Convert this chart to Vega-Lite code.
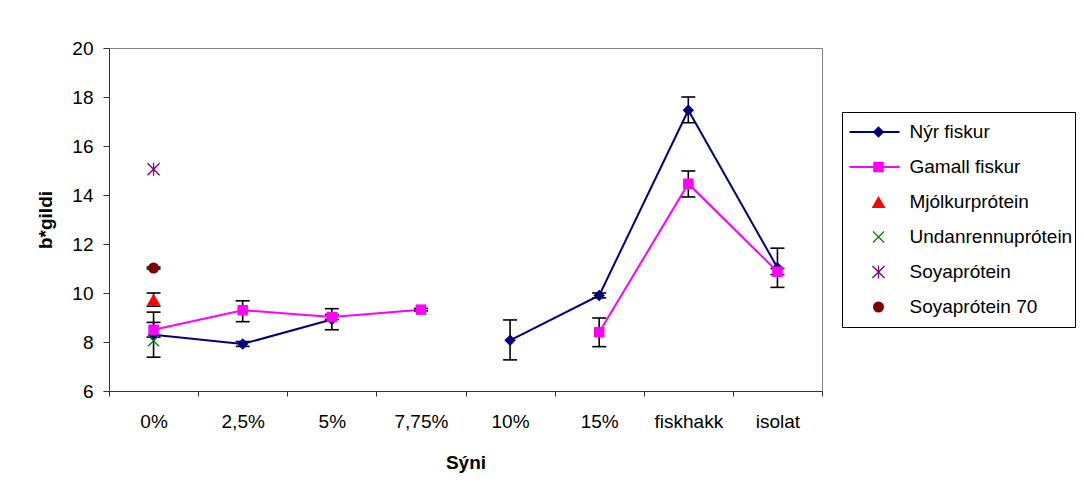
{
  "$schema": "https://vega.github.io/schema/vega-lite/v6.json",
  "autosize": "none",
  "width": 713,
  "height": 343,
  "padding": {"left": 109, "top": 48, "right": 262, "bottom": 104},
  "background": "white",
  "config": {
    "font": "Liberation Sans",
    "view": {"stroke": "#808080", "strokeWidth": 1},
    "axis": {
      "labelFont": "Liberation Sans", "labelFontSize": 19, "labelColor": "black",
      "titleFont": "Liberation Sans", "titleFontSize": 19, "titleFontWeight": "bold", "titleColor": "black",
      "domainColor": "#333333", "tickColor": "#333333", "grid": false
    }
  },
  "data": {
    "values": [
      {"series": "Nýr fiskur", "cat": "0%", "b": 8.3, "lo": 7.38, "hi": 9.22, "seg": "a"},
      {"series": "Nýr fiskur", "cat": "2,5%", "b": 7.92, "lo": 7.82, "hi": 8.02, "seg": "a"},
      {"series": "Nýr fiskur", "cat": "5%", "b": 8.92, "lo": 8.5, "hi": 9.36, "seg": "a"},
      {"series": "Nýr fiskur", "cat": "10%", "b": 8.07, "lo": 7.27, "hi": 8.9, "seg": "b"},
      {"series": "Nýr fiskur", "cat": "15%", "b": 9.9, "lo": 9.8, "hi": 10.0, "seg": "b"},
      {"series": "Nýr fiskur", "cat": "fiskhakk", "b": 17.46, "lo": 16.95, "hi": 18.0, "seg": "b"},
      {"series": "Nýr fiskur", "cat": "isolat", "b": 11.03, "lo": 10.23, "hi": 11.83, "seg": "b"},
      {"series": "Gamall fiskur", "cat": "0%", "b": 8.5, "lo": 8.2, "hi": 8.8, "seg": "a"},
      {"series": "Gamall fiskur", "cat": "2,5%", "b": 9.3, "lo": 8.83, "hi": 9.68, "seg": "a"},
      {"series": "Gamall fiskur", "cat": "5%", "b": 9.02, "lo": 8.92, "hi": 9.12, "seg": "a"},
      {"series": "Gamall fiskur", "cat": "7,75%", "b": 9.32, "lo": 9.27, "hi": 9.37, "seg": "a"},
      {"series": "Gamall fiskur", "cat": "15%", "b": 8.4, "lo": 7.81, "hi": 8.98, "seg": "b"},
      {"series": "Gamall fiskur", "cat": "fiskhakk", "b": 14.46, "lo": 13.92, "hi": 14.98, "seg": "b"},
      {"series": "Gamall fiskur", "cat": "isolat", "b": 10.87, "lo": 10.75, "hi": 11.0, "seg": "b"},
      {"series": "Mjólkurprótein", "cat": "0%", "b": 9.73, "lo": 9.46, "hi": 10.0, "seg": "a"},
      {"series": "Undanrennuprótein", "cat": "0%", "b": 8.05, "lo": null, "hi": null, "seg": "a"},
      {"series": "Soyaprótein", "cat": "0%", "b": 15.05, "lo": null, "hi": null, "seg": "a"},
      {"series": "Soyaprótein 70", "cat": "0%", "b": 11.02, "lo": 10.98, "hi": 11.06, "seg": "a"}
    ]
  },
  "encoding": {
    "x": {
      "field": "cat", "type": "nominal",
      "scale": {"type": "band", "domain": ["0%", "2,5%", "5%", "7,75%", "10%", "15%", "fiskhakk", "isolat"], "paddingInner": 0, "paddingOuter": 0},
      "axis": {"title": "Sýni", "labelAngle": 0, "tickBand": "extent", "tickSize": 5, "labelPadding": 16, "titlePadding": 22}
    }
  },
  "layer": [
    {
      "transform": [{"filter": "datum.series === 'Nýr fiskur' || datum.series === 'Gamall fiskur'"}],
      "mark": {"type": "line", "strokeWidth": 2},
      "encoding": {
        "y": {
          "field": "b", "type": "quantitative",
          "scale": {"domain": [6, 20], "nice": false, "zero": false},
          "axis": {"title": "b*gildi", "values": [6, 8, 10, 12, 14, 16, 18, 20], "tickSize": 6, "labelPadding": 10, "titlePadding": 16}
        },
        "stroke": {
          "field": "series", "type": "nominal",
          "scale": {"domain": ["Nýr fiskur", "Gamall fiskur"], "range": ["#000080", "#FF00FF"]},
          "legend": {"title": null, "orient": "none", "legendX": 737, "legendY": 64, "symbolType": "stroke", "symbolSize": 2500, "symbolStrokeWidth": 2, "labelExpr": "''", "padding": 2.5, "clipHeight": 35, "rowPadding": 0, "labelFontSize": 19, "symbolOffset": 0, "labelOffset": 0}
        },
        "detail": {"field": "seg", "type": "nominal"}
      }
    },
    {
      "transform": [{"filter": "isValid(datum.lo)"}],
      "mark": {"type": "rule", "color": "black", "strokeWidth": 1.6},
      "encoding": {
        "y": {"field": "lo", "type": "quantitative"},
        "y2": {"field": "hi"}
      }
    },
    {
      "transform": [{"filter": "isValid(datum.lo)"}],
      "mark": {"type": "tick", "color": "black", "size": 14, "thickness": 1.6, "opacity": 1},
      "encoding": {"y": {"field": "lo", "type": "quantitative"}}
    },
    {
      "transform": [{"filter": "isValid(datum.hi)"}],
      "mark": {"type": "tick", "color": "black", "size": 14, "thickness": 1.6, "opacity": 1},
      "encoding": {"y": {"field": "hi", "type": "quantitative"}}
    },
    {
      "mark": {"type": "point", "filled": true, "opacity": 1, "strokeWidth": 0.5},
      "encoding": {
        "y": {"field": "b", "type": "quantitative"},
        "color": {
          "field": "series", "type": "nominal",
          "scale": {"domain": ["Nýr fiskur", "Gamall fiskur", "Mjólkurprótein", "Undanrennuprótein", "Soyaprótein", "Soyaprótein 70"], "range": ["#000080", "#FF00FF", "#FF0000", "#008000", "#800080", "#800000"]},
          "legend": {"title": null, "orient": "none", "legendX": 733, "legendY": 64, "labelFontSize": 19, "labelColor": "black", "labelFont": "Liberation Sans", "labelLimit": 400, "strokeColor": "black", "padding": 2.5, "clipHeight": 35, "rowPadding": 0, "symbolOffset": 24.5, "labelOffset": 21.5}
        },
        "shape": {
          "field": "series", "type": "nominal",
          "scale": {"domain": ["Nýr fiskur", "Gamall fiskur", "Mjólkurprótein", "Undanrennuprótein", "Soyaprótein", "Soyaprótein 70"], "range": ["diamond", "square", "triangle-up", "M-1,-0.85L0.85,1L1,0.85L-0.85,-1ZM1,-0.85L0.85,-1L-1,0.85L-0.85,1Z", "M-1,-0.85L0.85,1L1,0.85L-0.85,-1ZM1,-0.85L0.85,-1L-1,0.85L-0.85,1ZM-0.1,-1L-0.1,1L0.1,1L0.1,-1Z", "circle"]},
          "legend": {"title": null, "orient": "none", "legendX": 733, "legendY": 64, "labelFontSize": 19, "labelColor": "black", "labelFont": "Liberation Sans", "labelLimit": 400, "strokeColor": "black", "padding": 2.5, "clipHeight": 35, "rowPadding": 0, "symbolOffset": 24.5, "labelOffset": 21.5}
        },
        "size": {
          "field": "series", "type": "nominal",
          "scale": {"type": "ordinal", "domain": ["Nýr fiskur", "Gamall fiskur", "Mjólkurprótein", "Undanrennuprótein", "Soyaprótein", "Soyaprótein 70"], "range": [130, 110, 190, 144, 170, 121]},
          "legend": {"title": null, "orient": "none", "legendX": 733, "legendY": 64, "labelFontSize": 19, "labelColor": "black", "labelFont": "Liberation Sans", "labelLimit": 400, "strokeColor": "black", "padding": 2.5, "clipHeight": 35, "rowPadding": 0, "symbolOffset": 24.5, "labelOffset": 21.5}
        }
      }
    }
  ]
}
★ ★ ★ ★
- [Goal of the exercise]: Every line of the data above should be quoted exactly. Omit the pictures.

- [Exercise output]:
Convert this chart to Vega-Lite code.
{
  "$schema": "https://vega.github.io/schema/vega-lite/v6.json",
  "autosize": "none",
  "width": 713,
  "height": 343,
  "padding": {"left": 109, "top": 48, "right": 262, "bottom": 104},
  "background": "white",
  "config": {
    "font": "Liberation Sans",
    "view": {"stroke": "#808080", "strokeWidth": 1},
    "axis": {
      "labelFont": "Liberation Sans", "labelFontSize": 19, "labelColor": "black",
      "titleFont": "Liberation Sans", "titleFontSize": 19, "titleFontWeight": "bold", "titleColor": "black",
      "domainColor": "#333333", "tickColor": "#333333", "grid": false
    }
  },
  "data": {
    "values": [
      {"series": "Nýr fiskur", "cat": "0%", "b": 8.3, "lo": 7.38, "hi": 9.22, "seg": "a"},
      {"series": "Nýr fiskur", "cat": "2,5%", "b": 7.92, "lo": 7.82, "hi": 8.02, "seg": "a"},
      {"series": "Nýr fiskur", "cat": "5%", "b": 8.92, "lo": 8.5, "hi": 9.36, "seg": "a"},
      {"series": "Nýr fiskur", "cat": "10%", "b": 8.07, "lo": 7.27, "hi": 8.9, "seg": "b"},
      {"series": "Nýr fiskur", "cat": "15%", "b": 9.9, "lo": 9.8, "hi": 10.0, "seg": "b"},
      {"series": "Nýr fiskur", "cat": "fiskhakk", "b": 17.46, "lo": 16.95, "hi": 18.0, "seg": "b"},
      {"series": "Nýr fiskur", "cat": "isolat", "b": 11.03, "lo": 10.23, "hi": 11.83, "seg": "b"},
      {"series": "Gamall fiskur", "cat": "0%", "b": 8.5, "lo": 8.2, "hi": 8.8, "seg": "a"},
      {"series": "Gamall fiskur", "cat": "2,5%", "b": 9.3, "lo": 8.83, "hi": 9.68, "seg": "a"},
      {"series": "Gamall fiskur", "cat": "5%", "b": 9.02, "lo": 8.92, "hi": 9.12, "seg": "a"},
      {"series": "Gamall fiskur", "cat": "7,75%", "b": 9.32, "lo": 9.27, "hi": 9.37, "seg": "a"},
      {"series": "Gamall fiskur", "cat": "15%", "b": 8.4, "lo": 7.81, "hi": 8.98, "seg": "b"},
      {"series": "Gamall fiskur", "cat": "fiskhakk", "b": 14.46, "lo": 13.92, "hi": 14.98, "seg": "b"},
      {"series": "Gamall fiskur", "cat": "isolat", "b": 10.87, "lo": 10.75, "hi": 11.0, "seg": "b"},
      {"series": "Mjólkurprótein", "cat": "0%", "b": 9.73, "lo": 9.46, "hi": 10.0, "seg": "a"},
      {"series": "Undanrennuprótein", "cat": "0%", "b": 8.05, "lo": null, "hi": null, "seg": "a"},
      {"series": "Soyaprótein", "cat": "0%", "b": 15.05, "lo": null, "hi": null, "seg": "a"},
      {"series": "Soyaprótein 70", "cat": "0%", "b": 11.02, "lo": 10.98, "hi": 11.06, "seg": "a"}
    ]
  },
  "encoding": {
    "x": {
      "field": "cat", "type": "nominal",
      "scale": {"type": "band", "domain": ["0%", "2,5%", "5%", "7,75%", "10%", "15%", "fiskhakk", "isolat"], "paddingInner": 0, "paddingOuter": 0},
      "axis": {"title": "Sýni", "labelAngle": 0, "tickBand": "extent", "tickSize": 5, "labelPadding": 16, "titlePadding": 22}
    }
  },
  "layer": [
    {
      "transform": [{"filter": "datum.series === 'Nýr fiskur' || datum.series === 'Gamall fiskur'"}],
      "mark": {"type": "line", "strokeWidth": 2},
      "encoding": {
        "y": {
          "field": "b", "type": "quantitative",
          "scale": {"domain": [6, 20], "nice": false, "zero": false},
          "axis": {"title": "b*gildi", "values": [6, 8, 10, 12, 14, 16, 18, 20], "tickSize": 6, "labelPadding": 10, "titlePadding": 16}
        },
        "stroke": {
          "field": "series", "type": "nominal",
          "scale": {"domain": ["Nýr fiskur", "Gamall fiskur"], "range": ["#000080", "#FF00FF"]},
          "legend": {"title": null, "orient": "none", "legendX": 737, "legendY": 64, "symbolType": "stroke", "symbolSize": 2500, "symbolStrokeWidth": 2, "labelExpr": "''", "padding": 2.5, "clipHeight": 35, "rowPadding": 0, "labelFontSize": 19, "symbolOffset": 0, "labelOffset": 0}
        },
        "detail": {"field": "seg", "type": "nominal"}
      }
    },
    {
      "transform": [{"filter": "isValid(datum.lo)"}],
      "mark": {"type": "rule", "color": "black", "strokeWidth": 1.6},
      "encoding": {
        "y": {"field": "lo", "type": "quantitative"},
        "y2": {"field": "hi"}
      }
    },
    {
      "transform": [{"filter": "isValid(datum.lo)"}],
      "mark": {"type": "tick", "color": "black", "size": 14, "thickness": 1.6, "opacity": 1},
      "encoding": {"y": {"field": "lo", "type": "quantitative"}}
    },
    {
      "transform": [{"filter": "isValid(datum.hi)"}],
      "mark": {"type": "tick", "color": "black", "size": 14, "thickness": 1.6, "opacity": 1},
      "encoding": {"y": {"field": "hi", "type": "quantitative"}}
    },
    {
      "mark": {"type": "point", "filled": true, "opacity": 1, "strokeWidth": 0.5},
      "encoding": {
        "y": {"field": "b", "type": "quantitative"},
        "color": {
          "field": "series", "type": "nominal",
          "scale": {"domain": ["Nýr fiskur", "Gamall fiskur", "Mjólkurprótein", "Undanrennuprótein", "Soyaprótein", "Soyaprótein 70"], "range": ["#000080", "#FF00FF", "#FF0000", "#008000", "#800080", "#800000"]},
          "legend": {"title": null, "orient": "none", "legendX": 733, "legendY": 64, "labelFontSize": 19, "labelColor": "black", "labelFont": "Liberation Sans", "labelLimit": 400, "strokeColor": "black", "padding": 2.5, "clipHeight": 35, "rowPadding": 0, "symbolOffset": 24.5, "labelOffset": 21.5}
        },
        "shape": {
          "field": "series", "type": "nominal",
          "scale": {"domain": ["Nýr fiskur", "Gamall fiskur", "Mjólkurprótein", "Undanrennuprótein", "Soyaprótein", "Soyaprótein 70"], "range": ["diamond", "square", "triangle-up", "M-1,-0.85L0.85,1L1,0.85L-0.85,-1ZM1,-0.85L0.85,-1L-1,0.85L-0.85,1Z", "M-1,-0.85L0.85,1L1,0.85L-0.85,-1ZM1,-0.85L0.85,-1L-1,0.85L-0.85,1ZM-0.1,-1L-0.1,1L0.1,1L0.1,-1Z", "circle"]},
          "legend": {"title": null, "orient": "none", "legendX": 733, "legendY": 64, "labelFontSize": 19, "labelColor": "black", "labelFont": "Liberation Sans", "labelLimit": 400, "strokeColor": "black", "padding": 2.5, "clipHeight": 35, "rowPadding": 0, "symbolOffset": 24.5, "labelOffset": 21.5}
        },
        "size": {
          "field": "series", "type": "nominal",
          "scale": {"type": "ordinal", "domain": ["Nýr fiskur", "Gamall fiskur", "Mjólkurprótein", "Undanrennuprótein", "Soyaprótein", "Soyaprótein 70"], "range": [130, 110, 190, 144, 170, 121]},
          "legend": {"title": null, "orient": "none", "legendX": 733, "legendY": 64, "labelFontSize": 19, "labelColor": "black", "labelFont": "Liberation Sans", "labelLimit": 400, "strokeColor": "black", "padding": 2.5, "clipHeight": 35, "rowPadding": 0, "symbolOffset": 24.5, "labelOffset": 21.5}
        }
      }
    }
  ]
}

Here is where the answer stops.